Despite failure to grow an organism, it is possible that the vegetation was not completely sterilized in our patient. A penicillin-susceptible Streptococcus sp., such as in our patient, has a cure rate of > 95% [11]. It has been shown that vegetation size is predictive of response to medical treatment alone [13]. Robbins et al. observed that although 100% of vegetations under 10 mm responded to medical therapy alone, only 63% of vegetations over 10 mm did, with the rest requiring surgery. They postulated that as bacterial colonies deepen, they metabolize and proliferate slower, making certain antibiotics less efficacious [13]. This would explain the indolent, insidious course our patient experienced; his vegetation initially measured 30 × 25 mm. Furthermore, with increased size comes an increased risk of embolization [9, 14]. Despite treatment, vegetations over 10 mm embolize in 14% of cases versus 1% in vegetations under 10 mm [9].
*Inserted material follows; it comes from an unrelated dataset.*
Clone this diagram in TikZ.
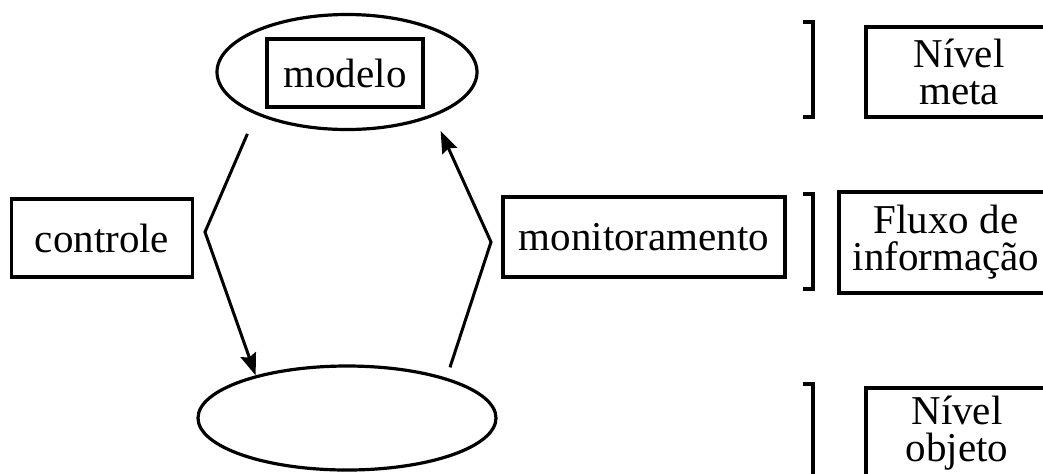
\documentclass[tikz,border=0pt]{standalone}
\usepackage{fontspec}
\setmainfont{Liberation Serif}
\usetikzlibrary{shapes.geometric,arrows.meta}

\tikzstyle{b1} = [draw, rectangle, line width=1.6pt, inner sep=0pt, align=center,
  font=\fontsize{20.5}{18.5}\selectfont]
\tikzstyle{e1} = [draw, ellipse, line width=1.6pt, inner sep=0pt]
\tikzstyle{a1} = [line width=1.5pt, -{Stealth[length=11pt,width=8pt,inset=1.5pt]}]

\begin{document}
\begin{tikzpicture}[x=0.5pt, y=-0.5pt]
    \useasboundingbox (0,0) rectangle (1043,473);
    \clip (0,0) rectangle (1043,473);

    % levels (ellipses)
    \node[e1, minimum width=130pt, minimum height=57.5pt] (meta) at (347,72) {};
    \node[b1, minimum width=78pt, minimum height=34pt] (modelo) at (345,73) {modelo};
    \node[e1, minimum width=149pt, minimum height=52pt] (objeto) at (347,418) {};

    % side labels
    \node[b1, minimum width=90.5pt, minimum height=39pt] (controle) at (102,238) {controle};
    \node[b1, minimum width=141pt, minimum height=40pt] (monit) at (644,237) {monitoramento};

    % corners of the connectors
    \coordinate (c1) at (205,232);
    \coordinate (c2) at (491,242);

    \draw[a1, shorten <=10.5pt, line join=miter] (meta.205) -- (c1) -- (objeto.155);
    \draw[a1, shorten <=5.5pt, shorten >=8pt, line join=miter] (objeto.22) -- (c2) -- (meta.333);

    % legend on the right
    \node[b1, minimum width=93pt, minimum height=45pt] (nmeta) at (959,72) {Nível\\meta};
    \node[b1, minimum width=107pt, minimum height=50.5pt] (fluxo) at (946,242.5) {Fluxo de\\informação};
    \node[b1, minimum width=91pt, minimum height=45pt] (nobj) at (957,433) {Nível\\objeto};

    % brackets
    \draw[line width=1.6pt] (803,22) -- (813,22) -- (813,117) -- (803,117);
    \draw[line width=1.6pt] (803,194) -- (813,194) -- (813,289) -- (803,289);
    \draw[line width=1.6pt] (803,384) -- (813,384) -- (813,490);
\end{tikzpicture}
\end{document}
Our patient’s indications for surgery were recurrent embolization, valve destruction, and large vegetation size. Other indications include persistent bacteremia despite antimicrobial therapy and abscess formation [8, 11].

When required, surgical options include debridement of the infected area with vegetation excision; valve repair; or, where unavoidable, valve replacement with a bioprosthetic valve [15]. Following surgery, outcomes are generally favorable, with two of the largest case series reporting that none of the nine cases described developing repeat vegetations after operative management [16, 17].

Conclusions

In summary, we report a case of a patient with penicillin-susceptible Streptococcus mitis PV IE with a delayed diagnosis until echocardiography was considered, and which, despite appropriate antibiotic therapy, progressed several months later to cause recurrent pulmonary abscess and emboli leading to bioprosthetic valve replacement. This case report highlights the importance of echocardiography to diagnose causes of respiratory symptoms, the limitations in relying solely on inflammatory markers and echocardiography to survey treatment response, and the benefits of chest CT to monitor for systemic signs of right-sided IE relapse.